Goal of the exercise
Quote all lines below exactly. Images stay out.

— Begin —

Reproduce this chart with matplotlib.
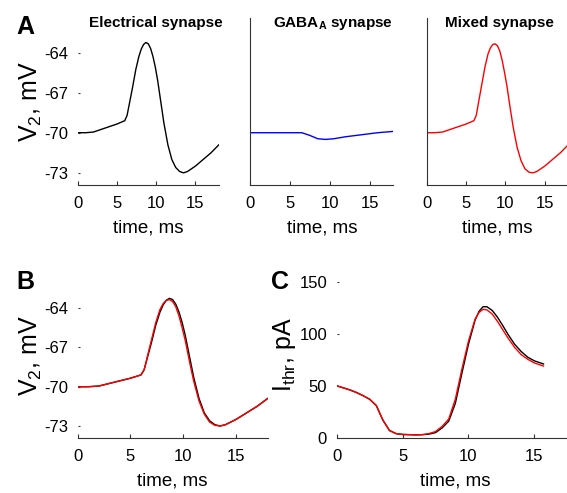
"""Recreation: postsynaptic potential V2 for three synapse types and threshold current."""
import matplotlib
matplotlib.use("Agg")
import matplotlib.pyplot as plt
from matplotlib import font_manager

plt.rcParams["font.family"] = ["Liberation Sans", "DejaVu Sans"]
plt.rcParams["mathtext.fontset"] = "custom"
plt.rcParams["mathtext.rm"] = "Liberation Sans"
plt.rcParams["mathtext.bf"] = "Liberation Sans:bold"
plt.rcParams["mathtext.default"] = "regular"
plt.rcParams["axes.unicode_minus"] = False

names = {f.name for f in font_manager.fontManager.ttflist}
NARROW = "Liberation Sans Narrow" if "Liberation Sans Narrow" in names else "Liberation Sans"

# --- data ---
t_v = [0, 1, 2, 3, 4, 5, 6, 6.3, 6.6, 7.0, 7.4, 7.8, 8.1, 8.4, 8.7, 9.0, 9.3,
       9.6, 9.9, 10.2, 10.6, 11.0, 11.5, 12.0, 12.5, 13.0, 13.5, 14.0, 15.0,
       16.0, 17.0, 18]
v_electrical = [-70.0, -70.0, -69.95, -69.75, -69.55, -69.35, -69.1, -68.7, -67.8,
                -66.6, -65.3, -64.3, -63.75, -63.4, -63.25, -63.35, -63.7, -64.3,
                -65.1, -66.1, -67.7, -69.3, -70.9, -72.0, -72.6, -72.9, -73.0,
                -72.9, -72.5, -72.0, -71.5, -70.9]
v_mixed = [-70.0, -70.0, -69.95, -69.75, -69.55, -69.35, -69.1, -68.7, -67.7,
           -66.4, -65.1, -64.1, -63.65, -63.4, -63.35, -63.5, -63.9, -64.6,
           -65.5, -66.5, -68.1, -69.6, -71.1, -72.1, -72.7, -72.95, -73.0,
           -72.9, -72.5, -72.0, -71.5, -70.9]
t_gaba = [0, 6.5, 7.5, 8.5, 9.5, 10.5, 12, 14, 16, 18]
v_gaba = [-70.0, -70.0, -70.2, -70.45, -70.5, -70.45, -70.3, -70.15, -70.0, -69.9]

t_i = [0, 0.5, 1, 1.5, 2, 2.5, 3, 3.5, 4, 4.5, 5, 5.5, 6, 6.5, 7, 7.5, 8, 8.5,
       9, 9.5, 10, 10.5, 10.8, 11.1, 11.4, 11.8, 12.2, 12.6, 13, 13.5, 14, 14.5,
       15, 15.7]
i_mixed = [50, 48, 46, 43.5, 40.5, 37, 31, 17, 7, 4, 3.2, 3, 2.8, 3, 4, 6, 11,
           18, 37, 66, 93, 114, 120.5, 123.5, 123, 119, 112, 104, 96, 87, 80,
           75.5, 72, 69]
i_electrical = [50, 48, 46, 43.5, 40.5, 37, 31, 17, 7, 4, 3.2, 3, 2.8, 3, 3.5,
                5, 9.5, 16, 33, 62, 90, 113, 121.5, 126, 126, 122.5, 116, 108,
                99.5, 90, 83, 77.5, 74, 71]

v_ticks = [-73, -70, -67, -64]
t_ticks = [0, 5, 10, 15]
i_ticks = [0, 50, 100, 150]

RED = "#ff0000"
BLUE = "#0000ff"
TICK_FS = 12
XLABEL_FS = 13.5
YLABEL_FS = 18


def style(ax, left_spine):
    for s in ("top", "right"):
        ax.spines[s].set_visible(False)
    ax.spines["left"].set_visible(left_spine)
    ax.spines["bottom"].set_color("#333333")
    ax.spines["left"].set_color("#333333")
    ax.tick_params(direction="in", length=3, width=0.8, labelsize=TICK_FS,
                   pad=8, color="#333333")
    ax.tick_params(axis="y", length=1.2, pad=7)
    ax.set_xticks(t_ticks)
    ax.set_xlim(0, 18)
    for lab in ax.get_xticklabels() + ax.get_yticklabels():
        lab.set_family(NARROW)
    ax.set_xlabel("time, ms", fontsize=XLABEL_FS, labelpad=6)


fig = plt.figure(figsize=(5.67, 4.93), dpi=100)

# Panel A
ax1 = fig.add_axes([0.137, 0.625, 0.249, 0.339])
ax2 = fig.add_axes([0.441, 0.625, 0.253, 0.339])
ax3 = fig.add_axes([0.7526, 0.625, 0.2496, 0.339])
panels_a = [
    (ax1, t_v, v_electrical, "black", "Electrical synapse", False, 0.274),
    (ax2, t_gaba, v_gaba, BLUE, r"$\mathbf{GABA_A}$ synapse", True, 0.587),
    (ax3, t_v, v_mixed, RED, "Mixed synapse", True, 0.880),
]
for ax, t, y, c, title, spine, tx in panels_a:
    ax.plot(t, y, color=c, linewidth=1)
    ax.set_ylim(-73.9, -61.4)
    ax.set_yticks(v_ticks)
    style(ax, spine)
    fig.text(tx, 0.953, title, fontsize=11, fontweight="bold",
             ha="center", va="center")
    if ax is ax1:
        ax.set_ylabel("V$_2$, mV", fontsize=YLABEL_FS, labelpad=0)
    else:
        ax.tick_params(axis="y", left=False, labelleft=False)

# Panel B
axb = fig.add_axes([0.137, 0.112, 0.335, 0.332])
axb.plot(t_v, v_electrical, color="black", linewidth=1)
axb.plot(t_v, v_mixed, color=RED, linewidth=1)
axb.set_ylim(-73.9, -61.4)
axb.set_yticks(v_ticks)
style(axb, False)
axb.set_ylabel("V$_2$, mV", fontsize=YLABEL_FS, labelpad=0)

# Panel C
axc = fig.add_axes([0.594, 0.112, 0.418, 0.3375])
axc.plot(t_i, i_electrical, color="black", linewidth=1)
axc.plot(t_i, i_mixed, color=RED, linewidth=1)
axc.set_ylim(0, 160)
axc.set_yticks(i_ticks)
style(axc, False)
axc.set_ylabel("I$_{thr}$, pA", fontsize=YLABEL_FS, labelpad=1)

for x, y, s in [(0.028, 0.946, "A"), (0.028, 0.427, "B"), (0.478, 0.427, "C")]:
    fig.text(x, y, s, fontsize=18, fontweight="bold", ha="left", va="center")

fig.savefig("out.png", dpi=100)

— End —

Problem solution
Reproduce this chart with matplotlib.
"""Recreation: postsynaptic potential V2 for three synapse types and threshold current."""
import matplotlib
matplotlib.use("Agg")
import matplotlib.pyplot as plt
from matplotlib import font_manager

plt.rcParams["font.family"] = ["Liberation Sans", "DejaVu Sans"]
plt.rcParams["mathtext.fontset"] = "custom"
plt.rcParams["mathtext.rm"] = "Liberation Sans"
plt.rcParams["mathtext.bf"] = "Liberation Sans:bold"
plt.rcParams["mathtext.default"] = "regular"
plt.rcParams["axes.unicode_minus"] = False

names = {f.name for f in font_manager.fontManager.ttflist}
NARROW = "Liberation Sans Narrow" if "Liberation Sans Narrow" in names else "Liberation Sans"

# --- data ---
t_v = [0, 1, 2, 3, 4, 5, 6, 6.3, 6.6, 7.0, 7.4, 7.8, 8.1, 8.4, 8.7, 9.0, 9.3,
       9.6, 9.9, 10.2, 10.6, 11.0, 11.5, 12.0, 12.5, 13.0, 13.5, 14.0, 15.0,
       16.0, 17.0, 18]
v_electrical = [-70.0, -70.0, -69.95, -69.75, -69.55, -69.35, -69.1, -68.7, -67.8,
                -66.6, -65.3, -64.3, -63.75, -63.4, -63.25, -63.35, -63.7, -64.3,
                -65.1, -66.1, -67.7, -69.3, -70.9, -72.0, -72.6, -72.9, -73.0,
                -72.9, -72.5, -72.0, -71.5, -70.9]
v_mixed = [-70.0, -70.0, -69.95, -69.75, -69.55, -69.35, -69.1, -68.7, -67.7,
           -66.4, -65.1, -64.1, -63.65, -63.4, -63.35, -63.5, -63.9, -64.6,
           -65.5, -66.5, -68.1, -69.6, -71.1, -72.1, -72.7, -72.95, -73.0,
           -72.9, -72.5, -72.0, -71.5, -70.9]
t_gaba = [0, 6.5, 7.5, 8.5, 9.5, 10.5, 12, 14, 16, 18]
v_gaba = [-70.0, -70.0, -70.2, -70.45, -70.5, -70.45, -70.3, -70.15, -70.0, -69.9]

t_i = [0, 0.5, 1, 1.5, 2, 2.5, 3, 3.5, 4, 4.5, 5, 5.5, 6, 6.5, 7, 7.5, 8, 8.5,
       9, 9.5, 10, 10.5, 10.8, 11.1, 11.4, 11.8, 12.2, 12.6, 13, 13.5, 14, 14.5,
       15, 15.7]
i_mixed = [50, 48, 46, 43.5, 40.5, 37, 31, 17, 7, 4, 3.2, 3, 2.8, 3, 4, 6, 11,
           18, 37, 66, 93, 114, 120.5, 123.5, 123, 119, 112, 104, 96, 87, 80,
           75.5, 72, 69]
i_electrical = [50, 48, 46, 43.5, 40.5, 37, 31, 17, 7, 4, 3.2, 3, 2.8, 3, 3.5,
                5, 9.5, 16, 33, 62, 90, 113, 121.5, 126, 126, 122.5, 116, 108,
                99.5, 90, 83, 77.5, 74, 71]

v_ticks = [-73, -70, -67, -64]
t_ticks = [0, 5, 10, 15]
i_ticks = [0, 50, 100, 150]

RED = "#ff0000"
BLUE = "#0000ff"
TICK_FS = 12
XLABEL_FS = 13.5
YLABEL_FS = 18


def style(ax, left_spine):
    for s in ("top", "right"):
        ax.spines[s].set_visible(False)
    ax.spines["left"].set_visible(left_spine)
    ax.spines["bottom"].set_color("#333333")
    ax.spines["left"].set_color("#333333")
    ax.tick_params(direction="in", length=3, width=0.8, labelsize=TICK_FS,
                   pad=8, color="#333333")
    ax.tick_params(axis="y", length=1.2, pad=7)
    ax.set_xticks(t_ticks)
    ax.set_xlim(0, 18)
    for lab in ax.get_xticklabels() + ax.get_yticklabels():
        lab.set_family(NARROW)
    ax.set_xlabel("time, ms", fontsize=XLABEL_FS, labelpad=6)


fig = plt.figure(figsize=(5.67, 4.93), dpi=100)

# Panel A
ax1 = fig.add_axes([0.137, 0.625, 0.249, 0.339])
ax2 = fig.add_axes([0.441, 0.625, 0.253, 0.339])
ax3 = fig.add_axes([0.7526, 0.625, 0.2496, 0.339])
panels_a = [
    (ax1, t_v, v_electrical, "black", "Electrical synapse", False, 0.274),
    (ax2, t_gaba, v_gaba, BLUE, r"$\mathbf{GABA_A}$ synapse", True, 0.587),
    (ax3, t_v, v_mixed, RED, "Mixed synapse", True, 0.880),
]
for ax, t, y, c, title, spine, tx in panels_a:
    ax.plot(t, y, color=c, linewidth=1)
    ax.set_ylim(-73.9, -61.4)
    ax.set_yticks(v_ticks)
    style(ax, spine)
    fig.text(tx, 0.953, title, fontsize=11, fontweight="bold",
             ha="center", va="center")
    if ax is ax1:
        ax.set_ylabel("V$_2$, mV", fontsize=YLABEL_FS, labelpad=0)
    else:
        ax.tick_params(axis="y", left=False, labelleft=False)

# Panel B
axb = fig.add_axes([0.137, 0.112, 0.335, 0.332])
axb.plot(t_v, v_electrical, color="black", linewidth=1)
axb.plot(t_v, v_mixed, color=RED, linewidth=1)
axb.set_ylim(-73.9, -61.4)
axb.set_yticks(v_ticks)
style(axb, False)
axb.set_ylabel("V$_2$, mV", fontsize=YLABEL_FS, labelpad=0)

# Panel C
axc = fig.add_axes([0.594, 0.112, 0.418, 0.3375])
axc.plot(t_i, i_electrical, color="black", linewidth=1)
axc.plot(t_i, i_mixed, color=RED, linewidth=1)
axc.set_ylim(0, 160)
axc.set_yticks(i_ticks)
style(axc, False)
axc.set_ylabel("I$_{thr}$, pA", fontsize=YLABEL_FS, labelpad=1)

for x, y, s in [(0.028, 0.946, "A"), (0.028, 0.427, "B"), (0.478, 0.427, "C")]:
    fig.text(x, y, s, fontsize=18, fontweight="bold", ha="left", va="center")

fig.savefig("out.png", dpi=100)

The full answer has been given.